TSOTA: What are your plans to expand the label?
MS: As the brand is so young it’s all about expansion at the moment. My main goal is keeping up with press and increasing my number of stockists just to get the name out there and recognised. I’m currently approaching stockists outside of the UK and would love to eventually be known globally. Places such as Berlin and Copenhagen have an amazing fashion scene and are particularly concerned with sustainable fashion so I’d like to branch out there first.
TSOTA: Where would you love to see Marie Stenton being stocked?
MS: I would love to be stocked in places like Liberty, Harvey Nichols and Selfridges. They are the first places I think of when I think luxury goods store. I took part in Liberty’s open call earlier this year and got some really good feedback so I’m going to approach them again next season.
Really though, I’d just like to see my products in a range of independent, designer boutiques across the UK.
TSOTA: Would you like to develop any other ranges? Do you feel clothing or footwear would fit your brand for example, and is there anything you wouldn’t want to produce?
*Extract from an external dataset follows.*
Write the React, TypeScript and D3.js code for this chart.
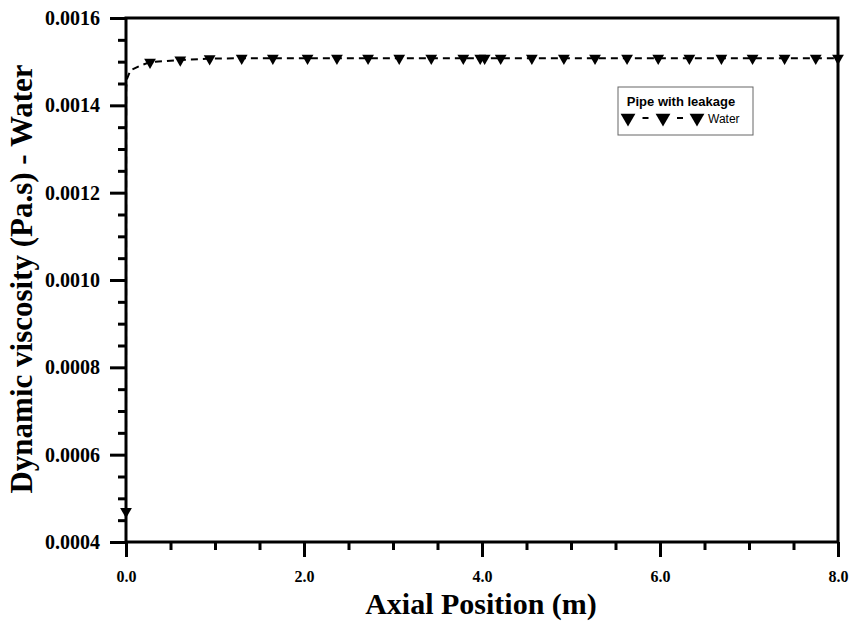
import React, { useEffect, useRef } from 'react';
import { select, scaleLinear, axisLeft, axisBottom, line, symbol, symbolTriangle, format, range } from 'd3';

// inlet ramp (no markers) and the marked points along the pipe
const rampPos = [0.002, 0.01, 0.05, 0.15];
const rampVisc = [0.00144, 0.00146, 0.00148, 0.00149];
const markerPos = [0, 0.27, 0.61, 0.94, 1.30, 1.65, 2.04, 2.37, 2.72, 3.07, 3.43, 3.79, 3.98, 4.03, 4.21, 4.56, 4.92, 5.27, 5.63, 5.98, 6.33, 6.69, 7.04, 7.40, 7.75, 8.0];
const markerVisc = [0.00047, 0.001499, 0.001504, 0.001507, 0.001508, 0.001508, 0.001508, 0.001508, 0.001508, 0.001508, 0.001508, 0.001508, 0.001508, 0.001508, 0.001508, 0.001508, 0.001508, 0.001508, 0.001508, 0.001508, 0.001508, 0.001508, 0.001508, 0.001508, 0.001508, 0.001508];

const xTicks = [0, 2, 4, 6, 8];
const yTicks = [0.0004, 0.0006, 0.0008, 0.0010, 0.0012, 0.0014, 0.0016];

const App = () => {
    const ref = useRef<SVGSVGElement>(null);

    useEffect(() => {
        const svg = select(ref.current);
        svg.selectAll('*').remove();

        const left = 126, right = 838, top = 18, bottom = 542;
        const serif = 'Liberation Serif, Times New Roman, serif';
        const sans = 'Liberation Sans, Arial, sans-serif';

        const x = scaleLinear().domain([0, 8]).range([left, right]);
        const y = scaleLinear().domain([0.0004, 0.0016]).range([bottom, top]);

        // minor ticks
        const xMinor = range(0, 8.01, 0.5).filter(v => !xTicks.includes(v));
        const yMinor = range(0.0004, 0.00161, 0.00005).filter(v => !yTicks.some(t => Math.abs(t - v) < 1e-9));

        const gxMinor = svg.append('g').attr('transform', `translate(0, ${bottom})`)
            .call(axisBottom(x).tickValues(xMinor).tickSize(8).tickFormat(() => ''));
        const gyMinor = svg.append('g').attr('transform', `translate(${left}, 0)`)
            .call(axisLeft(y).tickValues(yMinor).tickSize(8).tickFormat(() => ''));

        const gx = svg.append('g').attr('transform', `translate(0, ${bottom})`)
            .call(axisBottom(x).tickValues(xTicks).tickSize(15).tickPadding(14).tickFormat(format('.1f')));
        const gy = svg.append('g').attr('transform', `translate(${left}, 0)`)
            .call(axisLeft(y).tickValues(yTicks).tickSize(16).tickPadding(10).tickFormat(format('.4f')));

        [gxMinor, gyMinor, gx, gy].forEach(g => {
            g.select('.domain').remove();
            g.selectAll('line').attr('stroke', '#000').attr('stroke-width', 3);
        });
        gx.selectAll('text').attr('font-family', serif).attr('font-weight', 'bold')
            .attr('font-size', 16).attr('fill', '#000');
        gy.selectAll('text').attr('font-family', serif).attr('font-weight', 'bold')
            .attr('font-size', 20).attr('fill', '#000');

        // frame
        svg.append('rect')
            .attr('x', left).attr('y', top)
            .attr('width', right - left).attr('height', bottom - top)
            .attr('fill', 'none').attr('stroke', '#000').attr('stroke-width', 3);

        // series
        const pts = [
            [markerPos[0], markerVisc[0]],
            ...rampPos.map((p, i) => [p, rampVisc[i]]),
            ...markerPos.slice(1).map((p, i) => [p, markerVisc[i + 1]]),
        ];
        const path = line<number[]>().x(d => x(d[0])).y(d => y(d[1]));
        svg.append('path')
            .attr('d', path(pts))
            .attr('fill', 'none').attr('stroke', '#000')
            .attr('stroke-width', 2).attr('stroke-dasharray', '7,5');

        const tri = symbol().type(symbolTriangle).size(60);
        svg.append('g').selectAll('path')
            .data(markerPos)
            .enter()
            .append('path')
            .attr('d', tri())
            .attr('transform', (d, i) => `translate(${x(d)}, ${y(markerVisc[i])}) rotate(180)`)
            .attr('fill', '#000');

        // legend
        const legendMarks = [628, 663, 697];
        const lg = svg.append('g');
        lg.append('rect').attr('x', 618).attr('y', 87).attr('width', 135).attr('height', 48)
            .attr('fill', '#fff').attr('stroke', '#666').attr('stroke-width', 1);
        lg.append('text').attr('x', 681).attr('y', 106).attr('text-anchor', 'middle')
            .attr('font-family', sans).attr('font-weight', 'bold').attr('font-size', 13)
            .text('Pipe with leakage');
        lg.selectAll('line')
            .data(legendMarks.slice(1).map((m, i) => (m + legendMarks[i]) / 2))
            .enter()
            .append('line')
            .attr('x1', d => d - 3).attr('x2', d => d + 3).attr('y1', 118).attr('y2', 118)
            .attr('stroke', '#000').attr('stroke-width', 2);
        lg.selectAll('path.lm')
            .data(legendMarks)
            .enter()
            .append('path')
            .attr('class', 'lm')
            .attr('d', symbol().type(symbolTriangle).size(95)())
            .attr('transform', d => `translate(${d}, 118) rotate(180)`)
            .attr('fill', '#000');
        lg.append('text').attr('x', 708).attr('y', 123)
            .attr('font-family', sans).attr('font-size', 12)
            .text('Water');

        // axis titles
        svg.append('text')
            .attr('x', 481).attr('y', 614).attr('text-anchor', 'middle')
            .attr('font-family', serif).attr('font-weight', 'bold').attr('font-size', 30)
            .text('Axial Position (m)');
        svg.append('text')
            .attr('transform', 'translate(32, 279) rotate(-90)')
            .attr('text-anchor', 'middle')
            .attr('font-family', serif).attr('font-weight', 'bold').attr('font-size', 31)
            .text('Dynamic viscosity (Pa.s) - Water');
    }, []);

    return (
        <svg ref={ref} width={852} height={622}
            style={{ position: 'absolute', left: 0, top: 0, background: '#fff' }}></svg>
    );
};

export default App;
MS: Yes! Not straight away as I am still just starting up but over the next few years. I’ve talked a bit about my love for couture fashion so that’s the ultimate dream. I’ve started with accessories just to get my feat on the ground and hopefully in a year or two I’ll be in a position to introduce a clothing range. I would like to think that as the brand grows it will naturally progress into other areas such as footwear too.
I couldn’t imagine myself having a cosmetics line or perfume. It’s just not something I’ve even been bothered about. Otherwise though I would say anything’s possible and never say never!
TSOTA: What’s does your next collection have in store?
MS: I am really excited about my Spring/Summer collection. It’s my first collection using my new microscope so there are some really intricate, delicate details in the prints. I’m introducing a few new products too such as printed satin clutch bags and hand sewn, chiffon kimonos.